Atomic carbon in its ground electronic state, C(³P), is expected to be present at high abundances during the evolution of dense molecular clouds. Consequently, its reactions with other interstellar species could have a strong influence on the chemical composition of these regions. Here, we report the results of an investigation of the reaction between C(³P) and dimethyl ether, CH3OCH3, which was recently detected in dark cloud TMC-1. Experiments were performed to study the kinetics of this reaction using a continuous supersonic flow reactor employing pulsed laser photolysis and pulsed laser-induced fluorescence for atomic radical generation and detection, respectively.

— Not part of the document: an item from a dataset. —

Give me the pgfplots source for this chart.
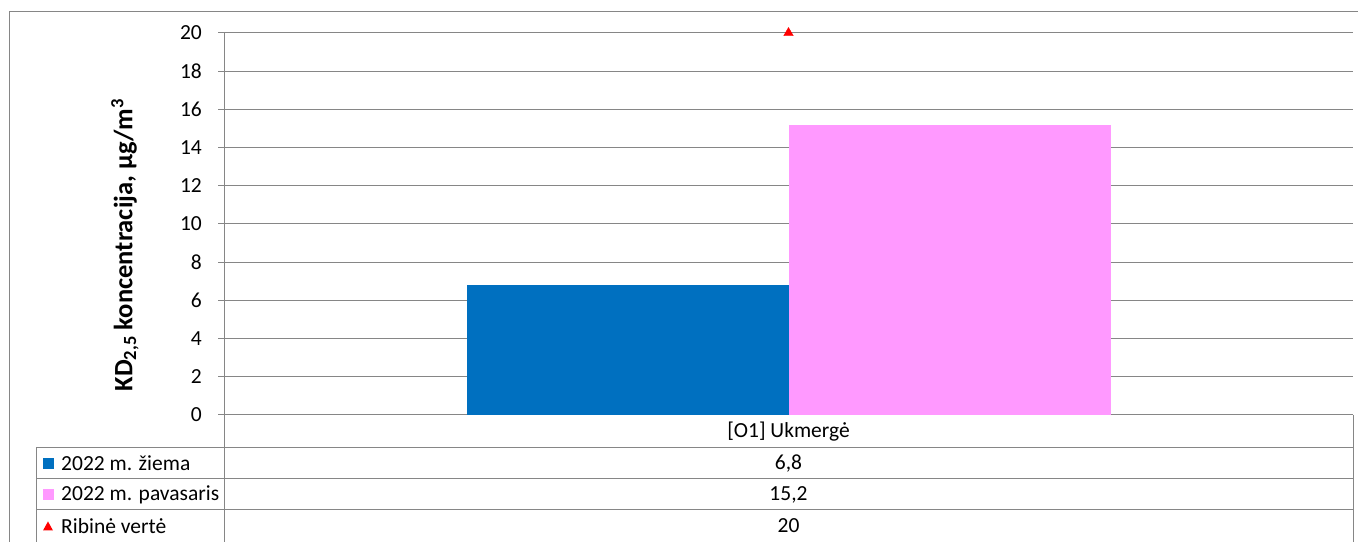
\documentclass[border=0pt]{standalone}
\usepackage{fontspec}
\setmainfont{Carlito}
\usepackage{pgfplots}
\pgfplotsset{compat=1.18}

\definecolor{gridgray}{RGB}{134,134,134}
\definecolor{ziema}{RGB}{0,112,192}
\definecolor{pavasaris}{RGB}{255,153,255}

\newcommand{\tfont}{\fontsize{21.5bp}{25bp}\selectfont}

\begin{document}
\begin{tikzpicture}[x=1bp,y=1bp]
\path[use as bounding box] (0,0) rectangle (1359,542);

% outer chart frame
\draw[gridgray, line width=1bp] (9,-5) -- (9,530) -- (1358,530);

\begin{axis}[
    at={(224bp,127bp)}, anchor=south west,
    width=1129bp, height=382bp, scale only axis,
    xmin=-1, xmax=1, ymin=0, ymax=20,
    ytick={0,2,...,20}, xtick=\empty,
    axis x line=bottom, axis y line=left,
    axis line style={draw=gridgray, line width=1bp, -},
    ymajorgrids, grid style={draw=gridgray, line width=1bp},
    tick align=outside, major tick length=6bp,
    ytick style={draw=gridgray, line width=1bp},
    yticklabel style={font=\tfont, anchor=east, inner sep=0pt, xshift=-16bp},
    /pgf/number format/assume math mode=true,
    clip=false,
]
\addplot[ybar, bar width=322bp, bar shift=-161bp, fill=ziema, draw=none]
    coordinates {(0,6.8)};
\addplot[ybar, bar width=322bp, bar shift=161bp, fill=pavasaris, draw=none]
    coordinates {(0,15.2)};
\addplot[only marks, mark=triangle*, mark size=5.5bp, color=red]
    coordinates {(0,20)};
\end{axis}

% y label
\node[rotate=90, font=\bfseries\fontsize{26.5bp}{30bp}\selectfont] at (125,297)
    {KD\textsubscript{2,5} koncentracija, µg/m\textsuperscript{3}};

% data table
\begin{scope}[gridgray, line width=1bp]
  \draw (224,127) -- (224,-5);
  \draw (1353,127) -- (1353,-5);
  \draw (36,94) -- (1353,94);
  \draw (36,63) -- (1353,63);
  \draw (36,32) -- (1353,32);
  \draw (36,94) -- (36,-5);
\end{scope}
\node[font=\tfont] at (788.5,110.5) {[O1] Ukmergė};
\node[font=\tfont] at (788.5,78.5) {6,8};
\node[font=\tfont] at (788.5,47.5) {15,2};
\node[font=\tfont] at (788.5,16) {20};
\fill[ziema] (43,73) rectangle (54,84);
\fill[pavasaris] (43,42) rectangle (54,53);
\fill[red] (43,11.5) -- (53,11.5) -- (48,20.5) -- cycle;
\node[font=\tfont, anchor=west, inner sep=0pt] at (61,78.5) {2022 m. žiema};
\node[font=\tfont, anchor=west, inner sep=0pt] at (61,47.5) {2022 m. pavasaris};
\node[font=\tfont, anchor=west, inner sep=0pt] at (61,16) {Ribinė vertė};
\end{tikzpicture}
\end{document}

Rate constants for this process were measured between 50 and 296 K, while additional measurements of the product atomic hydrogen yields were also performed over the 75-296 K range. To better understand the experimental results, statistical rate theory was used to calculate rate constants over the same temperature range and to provide insight on the major product channels. These simulations, based on quantum chemical calculations of the ground triplet state of the C3H6O molecule, allowed us to obtain the most important features of the underlying potential energy surface. The measured rate constant increases as the temperature falls, reaching a value of kC+CH3OCH3 = 7.5 x 10^-11 cm³ s^-1 at 50 K, while the low measured H atom yields support the theoretical prediction that the major reaction products are CH3 + CH3 + CO. The effects of this reaction on the abundances of interstellar CH3OCH3 and related species were tested using a gas-grain model of dense interstellar clouds, employing an expression for the rate constant, k(T) = alpha(T/300)^beta, with alpha = 1.27 x 10^-11 and beta = -1.01. These simulations predict that the C(³P) + CH3OCH3 reaction decreases gas-phase CH3OCH3 abundances by more than an order of magnitude at early and intermediate cloud ages.